### What you need to do
Select the lines of the records containing the word "with" and list them.

++++ Stored data ++++

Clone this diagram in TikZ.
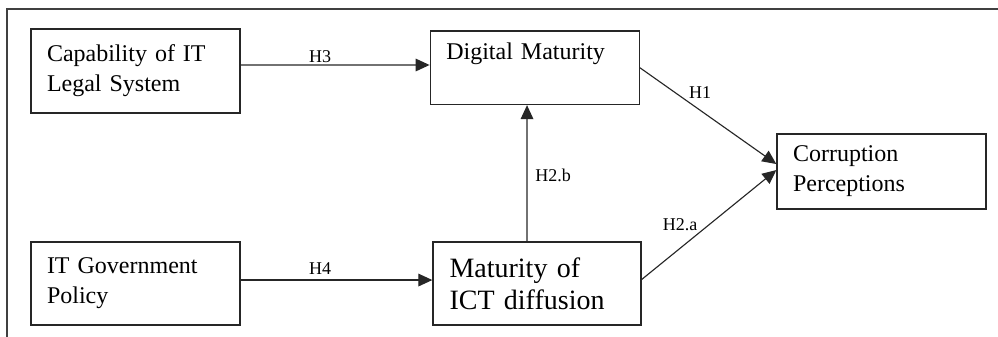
\documentclass[tikz,border=0pt]{standalone}
\usepackage{fontspec}
\setmainfont{Liberation Serif}
\usetikzlibrary{arrows.meta}
\tikzset{
  box/.style={draw=black!85, line width=1pt, inner xsep=12pt, inner ysep=0pt,
    align=left, text width=132.75pt, minimum width=156.75pt,
    font=\fontsize{18pt}{22.5pt}\selectfont},
  bigtext/.style={font=\fontsize{21pt}{24pt}\selectfont},
  lab/.style={inner sep=0pt, font=\fontsize{13.5pt}{16pt}\selectfont},
  arr/.style={draw=black!85, line width=0.85pt, -{Triangle[length=10.5pt,width=9.5pt]}},
  frame/.style={draw=black!75, line width=1.3pt},
}
\begin{document}
\begin{tikzpicture}[x=0.75pt,y=-0.75pt]
  \useasboundingbox (0,0) rectangle (998,336);
  % open outer frame
  \draw[frame] (7,340) -- (7,9) -- (1002,9);

  % construct boxes
  \node[box, minimum height=63pt]   (cap) at (135.5,71)    {Capability of IT\\Legal System};
  \node[box, minimum height=62.25pt] (gov) at (135.5,283.5) {IT Government\\Policy};
  \node[box, minimum height=55.1pt, text height=12.75pt, text depth=24.75pt]
                                     (dig) at (534.75,67.75) {Digital Maturity};
  \node[box, bigtext, minimum height=62.25pt, text width=131.25pt, minimum width=156pt]
                                     (ict) at (537,283.5)   {Maturity of\\ICT diffusion};
  \node[box, minimum height=56.25pt] (cor) at (881.5,171.5) {Corruption\\Perceptions};

  % hypothesised paths
  \draw[arr] ([yshift=4.5pt]cap.east) -- ([yshift=2.06pt]dig.west);
  \draw[arr] ([yshift=2.6pt]gov.east) -- ([yshift=2.6pt]ict.west);
  \draw[arr] ([xshift=-7.5pt]ict.north) -- ([xshift=-5.8pt]dig.south);
  \draw[arr] (dig.east) -- ([yshift=5.6pt]cor.west);
  \draw[arr] ([yshift=3pt]ict.east) -- ([yshift=1.1pt]cor.west);

  % path labels
  \node[lab] (h3)  at (320,57)  {H3};
  \node[lab] (h4)  at (320,269) {H4};
  \node[lab] (h1)  at (700,93)  {H1};
  \node[lab] (h2b) at (553,175) {H2.b};
  \node[lab] (h2a) at (680,225) {H2.a};
\end{tikzpicture}
\end{document}
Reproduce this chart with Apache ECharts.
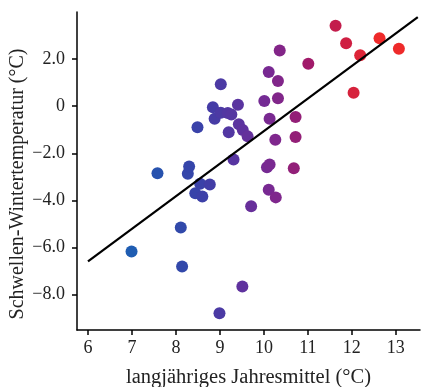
<!DOCTYPE html>
<html>
<head>
<meta charset="utf-8">
<script src="https://cdn.jsdelivr.net/npm/echarts@6/dist/echarts.min.js"></script>
<style>
  html, body { margin: 0; padding: 0; background: #fff; }
  #chart { width: 424px; height: 387px; }
</style>
</head>
<body>
<div id="chart"></div>
<script>
// Jahresmittel (x) und Schwellen-Wintertemperatur (y), je Punkt
var jahresmittel = [6.99, 7.58, 8.11, 8.14, 8.27, 8.30, 8.44, 8.49, 8.55, 8.60, 8.77, 8.84, 8.88, 8.99, 9.02, 9.02,
  9.18, 9.26, 9.20, 9.31, 9.41, 9.43, 9.52, 9.63, 9.51, 9.71, 10.01, 10.11, 10.07, 10.13, 10.11, 10.13,
  10.26, 10.27, 10.32, 10.32, 10.36, 10.68, 10.72, 10.72, 11.01, 11.63, 11.87, 12.04, 12.19, 12.63, 13.07];
var schwelle = [-6.17, -2.85, -5.15, -6.80, -2.87, -2.56, -3.69, -0.89, -3.29, -3.83, -3.32, -0.04, -0.53, -8.79, 0.93, -0.28,
  -0.29, -0.35, -1.10, -2.26, 0.06, -0.77, -1.01, -1.28, -7.65, -4.25, 0.22, 1.45, -2.59, -2.47, -3.55, -0.53,
  -1.42, -3.87, 1.07, 0.34, 2.37, -2.63, -0.46, -1.31, 1.80, 3.42, 2.67, 0.57, 2.16, 2.89, 2.44];
// Regressionsgerade
var lineX = [6, 13.5];
var lineY = [-6.59, 3.78];
var xTicks = [6, 7, 8, 9, 10, 11, 12, 13];
var yTicks = [-8, -6, -4, -2, 0, 2];

var punkte = [];
for (var i = 0; i < jahresmittel.length; i++) {
  punkte.push([jahresmittel[i], schwelle[i]]);
}
var gerade = [[lineX[0], lineY[0]], [lineX[1], lineY[1]]];

var font = "'Liberation Serif', 'DejaVu Serif', serif";
var myChart = echarts.init(document.getElementById("chart"));

var option = {
  animation: false,
  grid: { left: 77, right: 4, top: 12, bottom: 57, containLabel: false, outerBoundsMode: "none" },
  // y-Achsentitel als eigener Text, damit er wie im Original etwas tiefer sitzt
  graphic: [
    {
      type: "text",
      x: 18,
      y: 184,
      rotation: Math.PI / 2,
      style: {
        text: "Schwellen-Wintertemperatur (°C)",
        fontFamily: font,
        fontSize: 20,
        fill: "#222",
        align: "center",
        verticalAlign: "middle",
      },
    },
  ],
  visualMap: {
    show: false,
    type: "continuous",
    dimension: 0,
    seriesIndex: 0,
    min: 7,
    max: 12.6,
    inRange: {
      color: ["#1f5db2", "#2a4eac", "#3c40a8", "#5a34a0", "#7c2890", "#a01a6a", "#cc1e44", "#ee2a2a"],
    },
  },
  xAxis: {
    type: "value",
    min: 5.75,
    max: 13.55,
    name: "langjähriges Jahresmittel (°C)",
    nameLocation: "middle",
    nameGap: 37,
    nameTextStyle: { fontFamily: font, fontSize: 20.5, color: "#222" },
    splitLine: { show: false },
    axisLine: { show: true, onZero: false, lineStyle: { color: "#000", width: 1.5 } },
    axisTick: { show: true, length: 5, customValues: xTicks, lineStyle: { color: "#000", width: 1.5 } },
    axisLabel: { customValues: xTicks, fontFamily: font, fontSize: 18, color: "#222", margin: 9 },
  },
  yAxis: {
    type: "value",
    min: -9.5,
    max: 4,
    splitLine: { show: false },
    axisLine: { show: true, onZero: false, lineStyle: { color: "#000", width: 1.5 } },
    axisTick: { show: true, length: 5, customValues: yTicks, lineStyle: { color: "#000", width: 1.5 } },
    axisLabel: {
      customValues: yTicks,
      fontFamily: font,
      fontSize: 18,
      color: "#222",
      margin: 12,
      formatter: function (v) {
        if (v === 0) return "0";
        return v.toFixed(1).replace("-", "−");
      },
    },
  },
  series: [
    {
      type: "scatter",
      data: punkte,
      symbolSize: 12,
      itemStyle: { opacity: 1 },
      z: 2,
    },
    {
      type: "line",
      data: gerade,
      symbol: "none",
      lineStyle: { color: "#000", width: 2.2 },
      z: 3,
    },
  ],
};

myChart.setOption(option);
</script>
</body>
</html>
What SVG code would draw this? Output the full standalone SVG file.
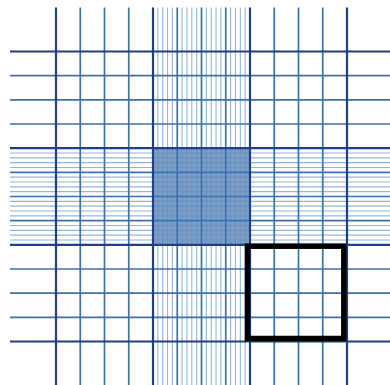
<svg xmlns="http://www.w3.org/2000/svg" width="390" height="385" viewBox="0 0 390 385">
<style>
.fine{stroke:#93b5dc;stroke-width:1.1;fill:none}
.med{stroke:#3a72b2;stroke-width:1.7;fill:none}
.dark{stroke:#1e3f8e;stroke-width:2.2;fill:none}
.box{stroke:#000;stroke-width:5.5;fill:none}
</style>
<rect width="390" height="385" fill="#fff"/>
<g id="fine-lines" class="fine">
<path d="M157.85 7.5V385M162.7 7.5V385M167.55 7.5V385M172.4 7.5V385M182.1 7.5V385M186.95 7.5V385M191.8 7.5V385M196.65 7.5V385M206.35 7.5V385M211.2 7.5V385M216.05 7.5V385M220.9 7.5V385M230.6 7.5V385M235.45 7.5V385M240.3 7.5V385M245.15 7.5V385"/>
<path d="M10 153H390M10 157.83H390M10 162.67H390M10 167.5H390M10 177.17H390M10 182H390M10 186.83H390M10 191.67H390M10 201.33H390M10 206.17H390M10 211H390M10 215.83H390M10 225.5H390M10 230.33H390M10 235.17H390M10 240H390"/>
</g>
<rect id="center-square" x="153" y="148.17" width="97" height="96.66" fill="#6089bb" fill-opacity="0.82"/>
<g id="medium-lines" class="med">
<path d="M80.25 7.5V385M104.5 7.5V385M128.75 7.5V385M177.25 7.5V385M201.5 7.5V385M225.75 7.5V385M274.25 7.5V385M298.5 7.5V385M322.75 7.5V385"/>
<path d="M10 75.67H390M10 99.83H390M10 124H390M10 172.33H390M10 196.5H390M10 220.67H390M10 269H390M10 293.17H390M10 317.33H390"/>
</g>
<g id="dark-lines" class="dark">
<path d="M56 7.5V385M153 7.5V385M250 7.5V385M347 7.5V385"/>
<path d="M10 51.5H390M10 148.17H390M10 244.83H390M10 341.5H390"/>
</g>
<rect id="highlight" class="box" x="247.5" y="246.2" width="96.3" height="92.3"/>
</svg>
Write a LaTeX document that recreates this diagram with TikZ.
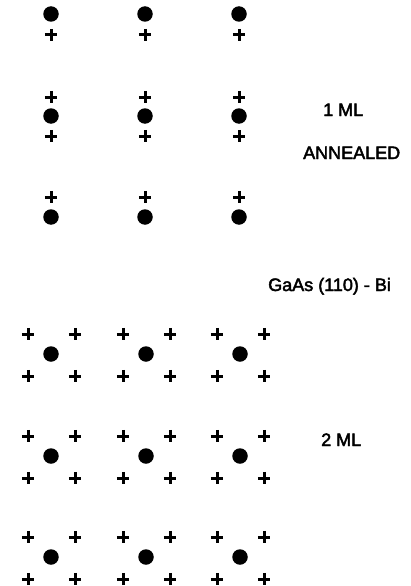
\documentclass[tikz,border=0pt]{standalone}
\usepackage{fontspec}
\setmainfont[FakeBold=2.5]{Liberation Sans}
\begin{document}
\begin{tikzpicture}[x=1pt,y=-1pt,
  atom/.style={circle,fill=black,inner sep=0pt,minimum size=15.5pt},
  pstroke/.style={draw=black,line width=3pt,line cap=butt},
  plus/.style={rectangle,inner sep=0pt,minimum size=12pt,
    append after command={
      (\tikzlastnode.north) edge[pstroke] (\tikzlastnode.south)
      (\tikzlastnode.west) edge[pstroke] (\tikzlastnode.east)}},
  lbl/.style={anchor=base west,inner sep=0pt,font=\fontsize{18}{20}\selectfont}]
\useasboundingbox (0,0) rectangle (411,586);
% ---- 1 ML annealed ----
\foreach \x [count=\i] in {51,145,239}{
  \node[atom] (a1\i) at (\x,14) {};
  \node[plus] (pa1\i) at (\x,35) {};
  \node[plus] (pb2\i) at (\x,97) {};
  \node[atom] (a2\i) at (\x,116) {};
  \node[plus] (pc2\i) at (\x,136) {};
  \node[plus] (pd3\i) at (\x,197) {};
  \node[atom] (a3\i) at (\x,217) {};
}
\node[lbl] (ml1) at (323,116) {1 ML};
\node[lbl] (ann) at (303,159) {ANNEALED};
\node[lbl] (title) at (268,291) {GaAs (110) - Bi};
\node[lbl] (ml2) at (321,446) {2 ML};
% ---- 2 ML ----
\foreach \y/\r in {354/1,456/2,557/3}{
  \foreach \x [count=\i] in {51,146,240}{
    \node[atom] (b\r\i) at (\x,\y) {};
    \node[plus] (q\r\i nw) at (\x-23,\y-20) {};
    \node[plus] (q\r\i ne) at (\x+24,\y-20) {};
    \node[plus] (q\r\i sw) at (\x-23,\y+22) {};
    \node[plus] (q\r\i se) at (\x+24,\y+22) {};
  }
}
\end{tikzpicture}
\end{document}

++++

### Result
Reproduce this chart with Apache ECharts.
Write a LaTeX document that recreates this diagram with TikZ.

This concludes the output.